Testing Chirpy on the hundreds of thousands of participating Alexa users, the team also made several interesting discoveries about how users view and treat the conversational bot.

“One of the most surprising things was how we would have people who wanted to chat for a long time,” says Ashwin Paranjape, who co-led the Stanford team along with fellow PhD student Abi See. Although the average conversation with Chirpy lasted only about two minutes, a full 10 percent of users who interacted with Chirpy chatted for more than 10 minutes, with some chatting for 15 minutes or longer. What’s more, even though Chirpy was far from a flawless conversationalist, many users were willing to tolerate the bot’s oddities, and even asked it personal questions, like “What did you do over the weekend?” All this suggests to Paranjape and Hardy that many people have a real interest in having a social conversation with a bot, and in connecting with it in a relationship-building way.

Paranjape was also surprised to see a certain amount of suspension of disbelief from users. The team had started with the assumption that the chatbot couldn’t talk about having had “embodied experiences” such as eating — yet when Chirpy said that it had recently had a pizza or a hot dog, users tended to play along. “They would ask, ‘Where did you have it?’ or ‘How did it taste?’”

 

A sample of a Chirpy conversation.

The Stanford team tested Chirpy on hundreds of thousands of users.
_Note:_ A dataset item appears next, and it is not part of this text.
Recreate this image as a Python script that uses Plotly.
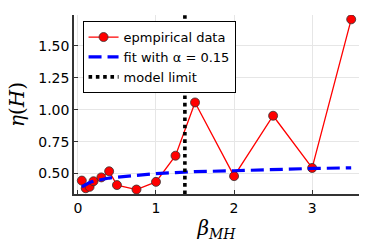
import plotly.graph_objects as go

beta = [0.05, 0.1, 0.15, 0.2, 0.3, 0.4, 0.5, 0.75, 1.0, 1.25, 1.5, 2.0, 2.5, 3.0, 3.5]
eta_emp = [0.445, 0.385, 0.396, 0.44, 0.47, 0.518, 0.41, 0.375, 0.435, 0.64, 1.057, 0.48, 0.953, 0.544, 1.708]
eta_fit = [0.395, 0.415, 0.43, 0.44, 0.455, 0.465, 0.472, 0.487, 0.50, 0.508, 0.515, 0.522, 0.532, 0.54, 0.545]
model_limit = 1.37
x_range = [-0.05, 3.6]
y_range = [0.34, 1.742]
y_ticks = [0.5, 0.75, 1.0, 1.25, 1.5]
x_ticks = [0, 1, 2, 3]

fig = go.Figure()
fig.add_trace(go.Scatter(
    x=beta, y=eta_emp, mode="lines+markers", name="epmpirical data",
    line=dict(color="#ff0000", width=1.3),
    marker=dict(color="#ff0000", size=9, line=dict(color="#333333", width=0.8)),
))
fig.add_trace(go.Scatter(
    x=beta, y=eta_fit, mode="lines", name="fit with α = 0.15",
    line=dict(color="#0000ff", width=3.2, dash="13px,6px"),
))
fig.add_trace(go.Scatter(
    x=[model_limit, model_limit], y=y_range, mode="lines", name="model limit",
    line=dict(color="black", width=3.6, dash="3.6px,3.7px"),
))

font = "DejaVu Sans, Arial, sans-serif"
fig.update_layout(
    width=374, height=249,
    margin=dict(l=74, r=15, t=15, b=55),
    plot_bgcolor="white", paper_bgcolor="white",
    font=dict(family=font, size=14, color="black"),
    showlegend=True,
    legend=dict(x=0.03, y=0.966, xanchor="left", yanchor="top",
                bgcolor="white", bordercolor="black", borderwidth=1,
                font=dict(size=13), tracegroupgap=0, itemwidth=30,
                traceorder="normal"),
    xaxis=dict(range=x_range, tickvals=x_ticks, ticks="inside", ticklen=4,
               tickcolor="#333333", showline=True, linecolor="#333333", linewidth=1.5,
               showgrid=True, gridcolor="#e6e6e6", gridwidth=1, zeroline=False,
               automargin=False,
               title=dict(text="<i>β<sub>MH</sub></i>", font=dict(family="DejaVu Serif, serif", size=20), standoff=6)),
    yaxis=dict(range=y_range, tickvals=y_ticks, tickformat=".2f", ticks="inside", ticklen=4,
               tickcolor="#333333", showline=True, linecolor="#333333", linewidth=1.5,
               showgrid=True, gridcolor="#e6e6e6", gridwidth=1, zeroline=False,
               automargin=False,
               title=dict(text="<i>η</i>(<i>H</i>)", font=dict(family="DejaVu Serif, serif", size=20), standoff=8)),
)
fig.write_html("out.html", config={"displayModeBar": False},
               post_script="document.body.style.margin='0';")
Preventing Abuse, Building Conversational Flow

To accelerate development of conversational AI, the Stanford team recently open-sourced Chirpy — hoping, among other progress, that someone extends state-of-the-art “entity linking” methods to work with conversations and supplant the more crude, heuristic-based method Chirpy currently uses to connect ambiguous words to their intended meanings. A conversationally savvy bot needs to know, for example, when it hears the sounds “cold play” in the context of music that the user is actually referring to the band Coldplay.

Two of the team’s discoveries during the challenge have already led them down new avenues of research. One is the observation that a significant portion of users speak abusively to the bot — a pattern that is troubling given that unchecked abuse toward a bot might legitimize similar behavior toward humans in service roles, particularly women and minorities. So some of the Stanford teammates have been testing ways for the bot to stop abusive speech, such as steering the conversation to a new topic and calling the user by name.

Another intriguing research direction came from noticing that the bot tended to railroad users down a conversational path, such as forcing users to talk about movies simply because that’s a topic the bot was good at talking about. And some users explicitly chided Chirpy for asking too many questions. These observations led to a new research question: How can social bots encourage users to take more conversational initiative, instead of having the bot commandeer the conversation like an interrogator? “That’s a question we never would have stumbled across had we not seen it happen in real life,” says Paranjape.